Une attitude délibérément criminelle ? Non : plutôt la conviction que l'objectif des lois anti-blanchiment - criminaliser le recyclage de l'argent noir ou, au minimum, celui des profits du trafic de stupéfiants - est chimérique. Un raisonnement qui s'appuie sur des arguments qui ne sont pas sans valeur, et d'abord celui ci : le crime de blanchiment est sans doute le seul du code pénal sans victimes patentes. "En effet" souligne un haut fonctionnaire des finances "Si le cartel de Cali vient investir 100 millions de francs en France, qui lèse-t-il ? Dans notre pays en tout cas ? Personne. Un ministre cynique peut même se dire que cet argent fera tourner notre économie. Nous le rejetons ? Il va s'investir chez nos voisins - et concurrents directs.".
Cette absence de victimes claires et l'effroyable difficulté
à juger les affaires de blanchiment rendent, de fait, bien difficile
la mobilisation des opinions publiques. Par essence, recycler implique
en effet d'empêcher l'enquêteur de remonter à l'origine
criminelle des fonds.
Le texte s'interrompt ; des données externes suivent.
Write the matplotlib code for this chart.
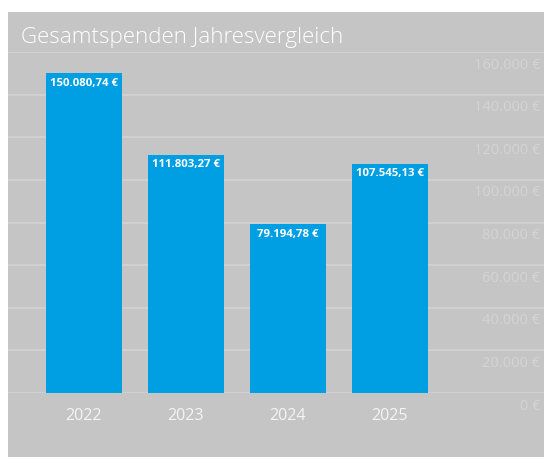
import matplotlib
matplotlib.use("Agg")
import matplotlib.pyplot as plt
from matplotlib.patches import Rectangle

# --- Data ---
years = ["2022", "2023", "2024", "2025"]
totals = [150080.74, 111803.27, 79194.78, 107545.13]
value_labels = ["150.080,74 €", "111.803,27 €", "79.194,78 €", "107.545,13 €"]
y_ticks = [0, 20000, 40000, 60000, 80000, 100000, 120000, 140000, 160000]
y_tick_labels = ["0 €", "20.000 €", "40.000 €", "60.000 €", "80.000 €",
                 "100.000 €", "120.000 €", "140.000 €", "160.000 €"]

BG = "#c5c5c5"
BAR = "#009fe3"
GRID = "#d3d3d3"
TICK = "#d4d4d4"

plt.rcParams['font.family'] = ['Open Sans', 'DejaVu Sans']

W, H = 544, 457
fig = plt.figure(figsize=(W / 100, H / 100), dpi=100)
fig.patch.set_facecolor("white")

# gray panel (white strip top and left)
fig.patches.append(Rectangle((8 / W, 0), 1 - 8 / W, (H - 12) / H,
                             transform=fig.transFigure, facecolor=BG,
                             edgecolor="none", zorder=-10))

ax = fig.add_axes([8 / W, (H - 393) / H, 1 - 8 / W, (393 - 52) / H])
ax.set_zorder(5)
ax.set_facecolor("none")
ax.bar(range(len(years)), totals, width=0.745, color=BAR, zorder=3)
ax.set_xlim(-0.745, 4.51)
ax.set_ylim(0, 160000)

ax.set_yticks(y_ticks)
ax.grid(axis="y", color=GRID, linewidth=1.2, zorder=1)
ax.tick_params(left=False, bottom=False, labelleft=False, labelbottom=False)
for s in ax.spines.values():
    s.set_visible(False)

# y labels sit just under their gridline, on the right
for v, lab in zip(y_ticks, y_tick_labels):
    ax.annotate(lab, xy=(532 / 536, v), xycoords=("axes fraction", "data"),
                xytext=(0, -9.4), textcoords="offset points",
                ha="right", va="center", fontsize=10.5, color=TICK,
                annotation_clip=False)

# year labels under the bars
for i, yr in enumerate(years):
    ax.annotate(yr, xy=(i, 0), xytext=(0, -16.3), textcoords="offset points",
                ha="center", va="center", fontsize=11.6, color="#f4f4f4",
                annotation_clip=False)

# value labels inside the top of each bar
for i, (v, lab) in enumerate(zip(totals, value_labels)):
    ax.annotate(lab, xy=(i, v), xytext=(0, -7.2), textcoords="offset points",
                ha="center", va="center", fontsize=8.2, fontweight="bold",
                color="white", zorder=4)

fig.text(21 / W, (H - 43) / H, "Gesamtspenden Jahresvergleich",
         fontsize=16.1, fontweight="light", color="white", va="baseline")

fig.savefig("out.png", dpi=100)
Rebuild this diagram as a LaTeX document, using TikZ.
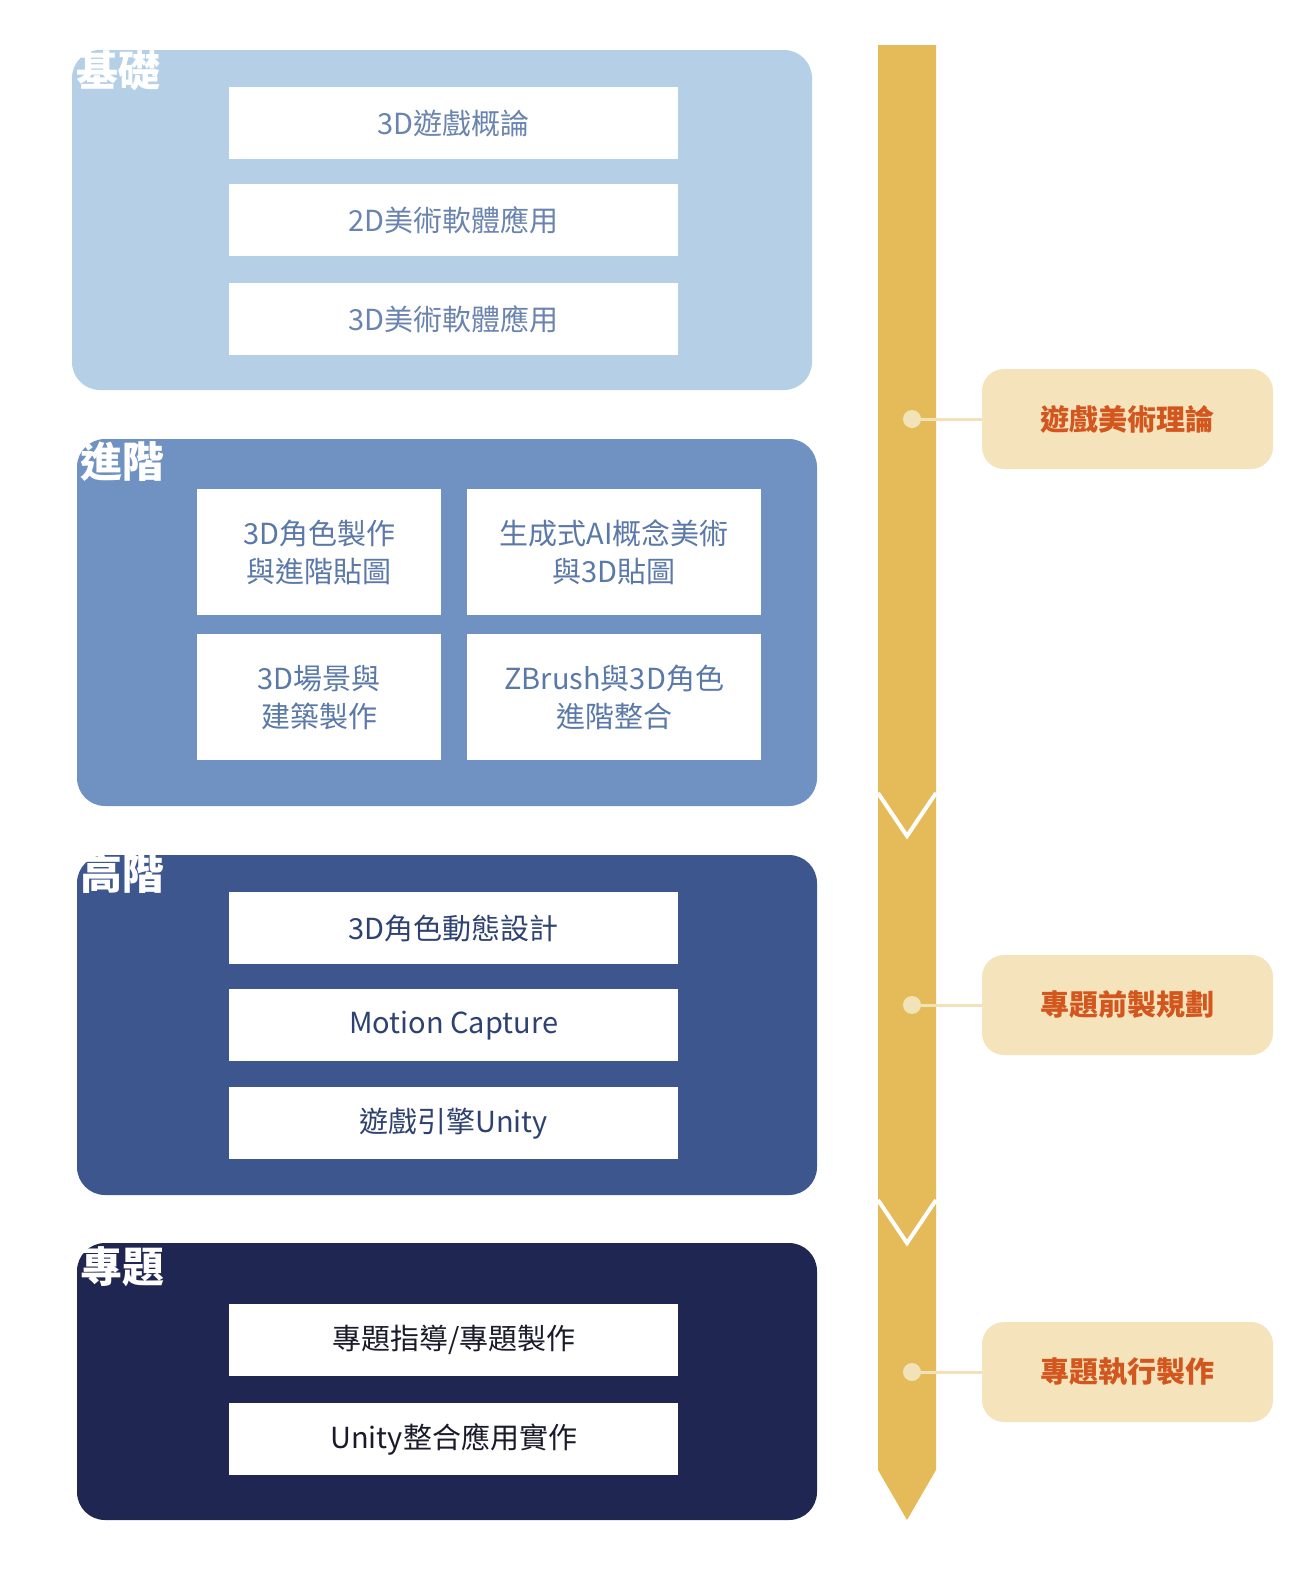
\documentclass[tikz,border=0pt]{standalone}
\usepackage{fontspec}
\setmainfont{Noto Sans CJK TC}
\newfontfamily\cjkb[BoldFont=* Bold]{Noto Sans CJK TC}
\definecolor{pA}{HTML}{B4CFE6}
\definecolor{pB}{HTML}{7092C3}
\definecolor{pC}{HTML}{3D578E}
\definecolor{pD}{HTML}{1F2651}
\definecolor{tA}{HTML}{6A84B0}
\definecolor{tB}{HTML}{5A78A8}
\definecolor{tC}{HTML}{2E4272}
\definecolor{tD}{HTML}{1A1A2A}
\definecolor{gold}{HTML}{E5BB5A}
\definecolor{cream}{HTML}{F5E3BC}
\definecolor{dotc}{HTML}{F2E2B8}
\definecolor{orng}{HTML}{D2561E}
\begin{document}
\begin{tikzpicture}[x=1pt,y=-1pt,
  panel/.style={rounded corners=28pt},
  ptitle/.style={anchor=north west,inner sep=0pt,text=white,font=\fontsize{42}{46}\selectfont\bfseries},
  wbox/.style={fill=white,anchor=north west,inner sep=0pt,align=center,font=\fontsize{29}{38}\selectfont},
  rbox/.style={fill=cream,rounded corners=22pt,minimum width=291pt,minimum height=100pt,text=orng,font=\fontsize{29}{34}\selectfont\bfseries},
  dot/.style={circle,fill=dotc,minimum size=18pt,inner sep=0pt}]
\useasboundingbox (0,0) rectangle (1310,1585);
% panels
\fill[pA,panel] (72,50) rectangle (812,390);
\fill[pB,panel] (77,439) rectangle (817,806);
\fill[pC,panel] (77,855) rectangle (817,1195);
\fill[pD,panel] (77,1243) rectangle (817,1520);
\node[ptitle] (t1) at (76,50) {基礎};
\node[ptitle] (t2) at (80,441) {進階};
\node[ptitle] (t3) at (80,853) {高階};
\node[ptitle] (t4) at (80,1246) {專題};
% panel 1
\node[wbox,text=tA,minimum width=449pt,minimum height=72pt] (a1) at (229,87) {3D遊戲概論};
\node[wbox,text=tA,minimum width=449pt,minimum height=72pt] (a2) at (229,184) {2D美術軟體應用};
\node[wbox,text=tA,minimum width=449pt,minimum height=72pt] (a3) at (229,283) {3D美術軟體應用};
% panel 2
\node[wbox,text=tB,minimum width=244pt,minimum height=126pt] (b1) at (197,489) {3D角色製作\\與進階貼圖};
\node[wbox,text=tB,minimum width=294pt,minimum height=126pt] (b2) at (467,489) {生成式AI概念美術\\與3D貼圖};
\node[wbox,text=tB,minimum width=244pt,minimum height=126pt] (b3) at (197,634) {3D場景與\\建築製作};
\node[wbox,text=tB,minimum width=294pt,minimum height=126pt] (b4) at (467,634) {ZBrush與3D角色\\進階整合};
% panel 3
\node[wbox,text=tC,minimum width=449pt,minimum height=72pt] (c1) at (229,892) {3D角色動態設計};
\node[wbox,text=tC,minimum width=449pt,minimum height=72pt] (c2) at (229,989) {Motion Capture};
\node[wbox,text=tC,minimum width=449pt,minimum height=72pt] (c3) at (229,1087) {遊戲引擎Unity};
% panel 4
\node[wbox,text=tD,minimum width=449pt,minimum height=72pt] (d1) at (229,1304) {專題指導/專題製作};
\node[wbox,text=tD,minimum width=449pt,minimum height=72pt] (d2) at (229,1403) {Unity整合應用實作};
% timeline
\fill[gold] (878,45) -- (936,45) -- (936,1470) -- (907,1520) -- (878,1470) -- cycle;
\draw[white,line width=4pt] (878,793) -- (907,836) -- (936,793);
\draw[white,line width=4pt] (878,1200) -- (907,1243) -- (936,1200);
% right labels
\node[rbox] (r1) at (1127.5,419) {遊戲美術理論};
\node[rbox] (r2) at (1127.5,1005) {專題前製規劃};
\node[rbox] (r3) at (1127.5,1372) {專題執行製作};
\node[dot] (p1) at (912,419) {};
\node[dot] (p2) at (912,1005) {};
\node[dot] (p3) at (912,1372) {};
\draw[dotc,line width=3pt] (p1) -- (r1.west);
\draw[dotc,line width=3pt] (p2) -- (r2.west);
\draw[dotc,line width=3pt] (p3) -- (r3.west);
\end{tikzpicture}
\end{document}
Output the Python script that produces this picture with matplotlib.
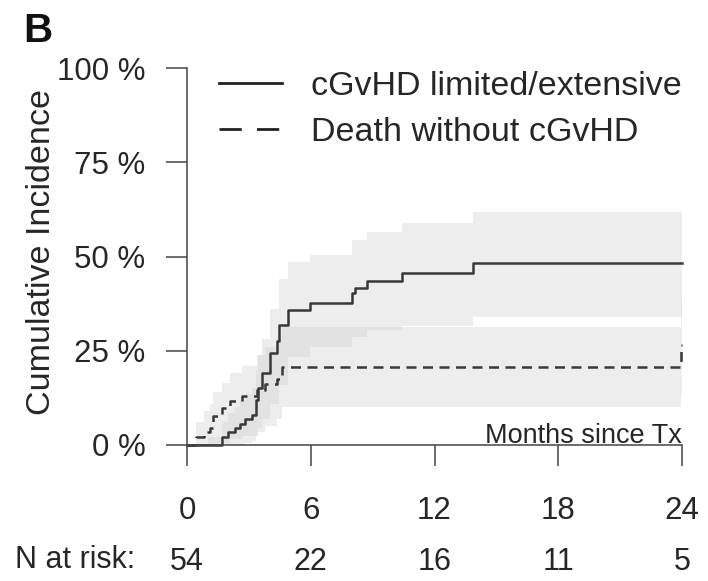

Le procès du dictateur panaméen Manuel
Noriega a montré comment on brouillait les pistes : de juillet à
octobre 1986, 22 millions de dollars divisés en plusieurs tranches
circulent ainsi entre Luxembourg, Zurich, Londres, Panama et Genève
et passent par six banques différentes, sur des comptes aux noms
délibérément indiscernables comme "Finlay International,
"Findlays", ou encore "Finleys international".